Sweden is a fantastic country to work in in terms of its innovation programs, and these tie into many of the projects focused on making Europe a greener energy storage market. Whether you are in North America or Europe, there is a daily stream of news regarding the drive towards better energy consumption, the reduction of combustion engine vehicles and initiatives to make that happen. This is taking place all over Europe and we are certainly a part of that.
INN: Please tell us about the exciting results from your maiden drill program at the Bergby lithium project and the value this asset brings to shareholders.

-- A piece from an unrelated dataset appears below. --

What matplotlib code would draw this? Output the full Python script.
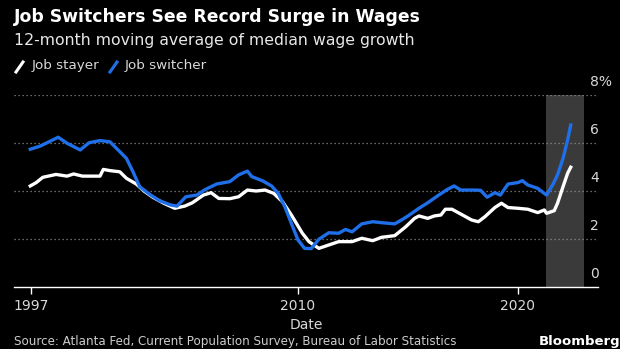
import matplotlib
matplotlib.use('Agg')
import matplotlib.pyplot as plt
from matplotlib.lines import Line2D
from matplotlib.transforms import blended_transform_factory, ScaledTranslation

# job switcher (blue), decimal years
years_sw = [1997.83, 1998.28, 1998.9, 1999.1, 1999.5, 2000.1, 2000.5, 2001.0, 2001.45, 2001.9,
            2002.2, 2002.5, 2002.8, 2003.3, 2003.7, 2004.2, 2004.5, 2004.9, 2005.4, 2005.8,
            2006.3, 2006.9, 2007.3, 2007.7, 2007.9, 2008.4, 2008.8, 2009.1, 2009.4, 2009.7,
            2010.0, 2010.3, 2010.6, 2010.95, 2011.4, 2011.85, 2012.16, 2012.46, 2012.9, 2013.4,
            2013.8, 2014.4, 2014.7, 2015.0, 2015.5, 2015.9, 2016.4, 2016.8, 2017.1, 2017.4,
            2018.0, 2018.3, 2018.6, 2018.95, 2019.2, 2019.55, 2020.0, 2020.2, 2020.45, 2020.9,
            2021.3, 2021.6, 2021.8, 2022.05, 2022.26, 2022.4]
switcher = [5.74, 5.87, 6.15, 6.24, 5.99, 5.71, 6.01, 6.1, 6.05, 5.64,
            5.36, 4.8, 4.18, 3.83, 3.6, 3.42, 3.37, 3.76, 3.83, 4.07,
            4.29, 4.39, 4.67, 4.83, 4.6, 4.42, 4.21, 3.9, 3.35, 2.65,
            1.96, 1.61, 1.6, 1.99, 2.26, 2.24, 2.4, 2.3, 2.63, 2.72,
            2.68, 2.63, 2.79, 2.96, 3.28, 3.51, 3.83, 4.07, 4.21, 4.04,
            4.04, 4.03, 3.74, 3.93, 3.83, 4.29, 4.35, 4.43, 4.25, 4.11,
            3.83, 4.29, 4.67, 5.36, 6.13, 6.75]

# job stayer (white)
years_st = [1997.83, 1998.1, 1998.4, 1999.0, 1999.5, 1999.8, 2000.2, 2001.0, 2001.15, 2001.45,
            2001.9, 2002.2, 2002.65, 2003.0, 2003.4, 2003.9, 2004.4, 2004.85, 2005.2, 2005.7,
            2006.05, 2006.4, 2006.9, 2007.3, 2007.7, 2008.1, 2008.5, 2008.9, 2009.3, 2009.7,
            2010.2, 2010.5, 2010.95, 2011.4, 2011.85, 2012.46, 2012.9, 2013.4, 2013.8, 2014.4,
            2014.9, 2015.3, 2015.5, 2015.9, 2016.2, 2016.5, 2016.7, 2017.0, 2017.4, 2017.9,
            2018.2, 2018.5, 2018.95, 2019.25, 2019.55, 2020.0, 2020.45, 2020.9, 2021.2, 2021.3,
            2021.65, 2021.8, 2022.05, 2022.26, 2022.4]
stayer = [4.21, 4.35, 4.57, 4.69, 4.62, 4.71, 4.62, 4.62, 4.9, 4.85,
          4.8, 4.53, 4.29, 4.0, 3.74, 3.49, 3.28, 3.37, 3.51, 3.83,
          3.93, 3.69, 3.68, 3.76, 4.04, 4.0, 4.04, 3.9, 3.55, 3.0,
          2.24, 1.89, 1.61, 1.75, 1.89, 1.89, 2.03, 1.93, 2.07, 2.14,
          2.51, 2.86, 2.96, 2.86, 2.96, 3.0, 3.24, 3.24, 3.04, 2.79,
          2.72, 2.93, 3.31, 3.49, 3.31, 3.28, 3.24, 3.1, 3.21, 3.07,
          3.18, 3.49, 4.18, 4.74, 4.99]

xtick_pos = [1997.86, 2010, 2020]
xtick_labels = ['1997', '2010', '2020']
ytick_vals = [0, 2, 4, 6, 8]
ytick_labels = ['0', '2', '4', '6', '8%']
shade = (2021.27, 2023.0)

blue = '#1f6fe8'
W, H = 620, 349

plt.rcParams['font.family'] = ['DejaVu Sans']
fig = plt.figure(figsize=(6.2, 3.49), dpi=100, facecolor='black')
ax = fig.add_axes([14 / W, 1 - 287 / H, (598 - 14) / W, (287 - 95) / H])
ax.set_facecolor('black')

ax.axvspan(shade[0], shade[1], color='#3a3a3a', zorder=0, lw=0)
for v in ytick_vals[1:]:
    ax.axhline(v, color='#8a8a8a', lw=0.9, dashes=(1, 2.2), zorder=1)

ax.plot(years_st, stayer, color='white', lw=2.4, zorder=3, solid_joinstyle='round')
ax.plot(years_sw, switcher, color=blue, lw=2.4, zorder=4, solid_joinstyle='round')

ax.set_xlim(1997.09, 2023.64)
ax.set_ylim(0, 8)
for s in ['top', 'right', 'left']:
    ax.spines[s].set_visible(False)
ax.spines['bottom'].set_color('white')
ax.spines['bottom'].set_linewidth(1.0)
ax.set_yticks([])
ax.set_xticks(xtick_pos, xtick_labels)
ax.tick_params(axis='x', colors='white', length=5, width=1, labelcolor='#d9d9d9',
               labelsize=10, pad=4)
ax.set_xlabel('Date', color='#d9d9d9', fontsize=10, labelpad=3)

# y labels sit above their gridlines on the right
tr = blended_transform_factory(fig.transFigure, ax.transData) + \
    ScaledTranslation(0, 4 / 72, fig.dpi_scale_trans)
for v, lbl in zip(ytick_vals, ytick_labels):
    ax.text(590 / W, v, lbl, transform=tr, color='#d9d9d9', fontsize=10,
            ha='left', va='bottom', clip_on=False)

# header
fig.text(14 / W, 1 - 17 / H, 'Job Switchers See Record Surge in Wages', color='white',
         fontsize=12.4, fontweight='bold', va='center', ha='left')
fig.text(14 / W, 1 - 40 / H, '12-month moving average of median wage growth', color='#e8e8e8',
         fontsize=11.3, va='center', ha='left')

# legend
fig.add_artist(Line2D([16 / W, 23 / W], [1 - 72 / H, 1 - 62 / H], color='white', lw=2.2,
                      transform=fig.transFigure))
fig.text(32 / W, 1 - 66 / H, 'Job stayer', color='#d9d9d9', fontsize=9.7, va='center')
fig.add_artist(Line2D([110 / W, 117 / W], [1 - 72 / H, 1 - 62 / H], color=blue, lw=2.2,
                      transform=fig.transFigure))
fig.text(125 / W, 1 - 66 / H, 'Job switcher', color='#d9d9d9', fontsize=9.7, va='center')

# footer
fig.text(14 / W, 1 - 348 / H, 'Source: Atlanta Fed, Current Population Survey, Bureau of Labor Statistics',
         color='#cccccc', fontsize=8.6, va='bottom', ha='left')
fig.text(539 / W, 1 - 348 / H, 'Bloomberg', color='white', fontsize=9.5, fontweight='bold',
         va='bottom', ha='left')

fig.savefig('out.png', dpi=100, facecolor='black')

BW: Less than a year ago, we announced that we had started working on the Bergby lithium project and we conducted a brief drill program during the first and second quarters of 2017. Since then we have started a second drill program based on the fantastic results that we have seen so far. We’re currently drilling and look forward to releasing results on that in the coming weeks. It has all happened very quickly and we’re very optimistic about the future of the Bergby lithium project.
INN: What important catalysts for Leading Edge Materials can we expect to see in the coming year?
BW: I think there are a number of catalysts for us, including the growth of the lithium-ion battery space, the electrification of vehicles, stationary storage and off-grid storage, to name a few. The large utility providers are looking at all of these alternatives to conventional energy transmission, and we are going to be part of that. The catalyst for us will be the number of projects that emerge in response to that space and also relationships with end users in respect to battery cell manufacturing in Europe and North America. For our company, those catalysts will help us define and develop those relationships and lead us to supply agreements with customers in the future.